6 thoughts on “Educational Relativism

  1. The “whatever works best for you” can sometimes be frustrating because when you don’t know yet it can be an expensive and timely endeavor to sift through the many methods, and curricula out there to find what does work best. Knowing what few work best based on research, is if nothing else a good starting point.

  2. Hmm. Good post. Lots to think about. I don’t know if I want the flaming that would come with not going down the ‘whatever works for you’ route.

    1. Oh yeah. And in the end that’s obviously what it boils down to. I certainly support anyone’s right to make almost any decision they want about how to educate their kids. I think it’s the attitude that all choices are equal that can result from that. And *I* sure don’t know what’s best all the time.

  3. Also, my sample size is too small to really know what is ‘best’, even thought I am quite sure in my beliefs about ‘best’ 🙂 So no-one would care to hear it from me anyway.

    Would I care to hear it from someone else ? Sure, if they (mostly) agree with me!

  4. I really enjoy these analytical posts of yours, and the insight you bring in from classroom teaching.

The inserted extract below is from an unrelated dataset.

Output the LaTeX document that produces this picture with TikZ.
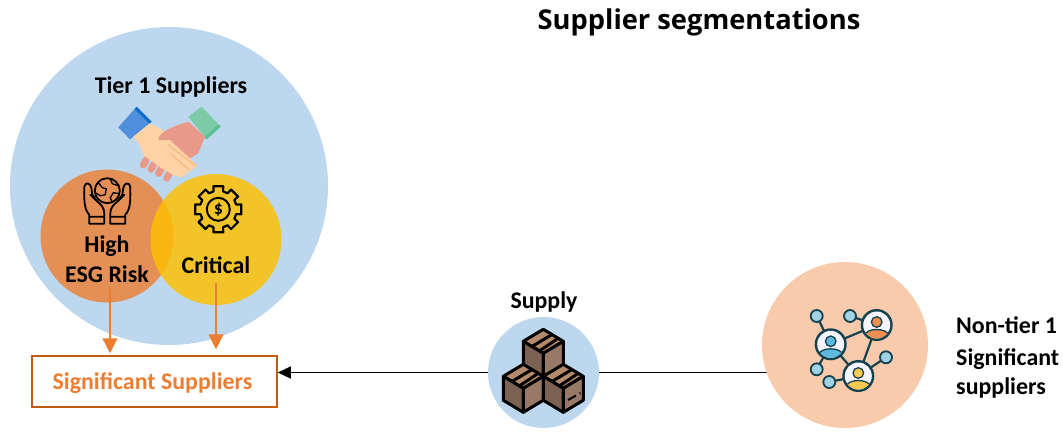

    I do research for a living, so I am obviously in favor of evidence-based methods. I agree with your overarching thesis. But I think that people also have a tendency to overestimate the magnitude and certainty of research findings, and that results in dogmatic prescriptivism that is really not helpful.

    I see this a lot in the “natural parenting” realm. Take breastfeeding: there’s a wide research literature that demonstrates its health advantages, but in the developed world those advantages are slight and mostly show up at a population level. The way that research has filtered down into the parenting world, though, you see people who are racked with inappropriate levels of guilt for having tried and failed at nursing, and other people suggesting that formula feeding is child neglect. It’s all out of balance to the actual data. (Before any lactivists out there jump down my throat, I’m still nursing my 26-month-old. I get the advantages.)

    I think there are a few people in the homeschooling world who have adopted that level of dogmatism about the phonics/whole language debate; I’ve seen people talk about going to some pretty extreme lengths to avoid incidental sight-word learning, or avoiding books with pictures in case the child picks up on any non-phonic cues.

    I don’t know how to get people to be properly evidence-based, with an eye to both the research favoring particular approaches, and the limitations and effect size of that research. It’s a tall order.

    1. Brain,Child had a really good article about this recently, Rivka (a couple of issues ago, maybe?) – about how statistics about parenting issues get taken completely out of context and become sensationalized. And what you say about breastfeeding is just like when people only listen to the opinions that they agree with. I think for some people statistics are one of those things that is just another piece of opinion – “Oh, you could show statistics for both sides so it doesn’t mean anything” sort of thing. Or the people who think that all the “statistics” in climate change is equal so, oh well, throw up your hands, both sides are equal and it’s all just opinion.

      Do you think we’re just hard-wired to see things anecdotally instead of through a more rational lens of evidence? Last night my mother and I get into a good natured argument where she was saying that crimes had happened in a certain place so it was stupid to go there. I was like, yes, it does seem that way and maybe it *is* stupid and risky, but I have no context for that evidence – how many people there don’t experience a crime at all? If it’s the busiest place on earth, then of course there will be more crimes than in a low population area. I need context. But she couldn’t see it, she was too stuck in the anecdote. Which makes one feel like it’s always just the experience that you or your friends have which will end up with the most weight in decision making.

      And that’s probably true for me too, even if I try to get past it! Like you say, it’s a tall order to really understand the data for both parenting and education, especially without filtering it through our own lenses of philosophy.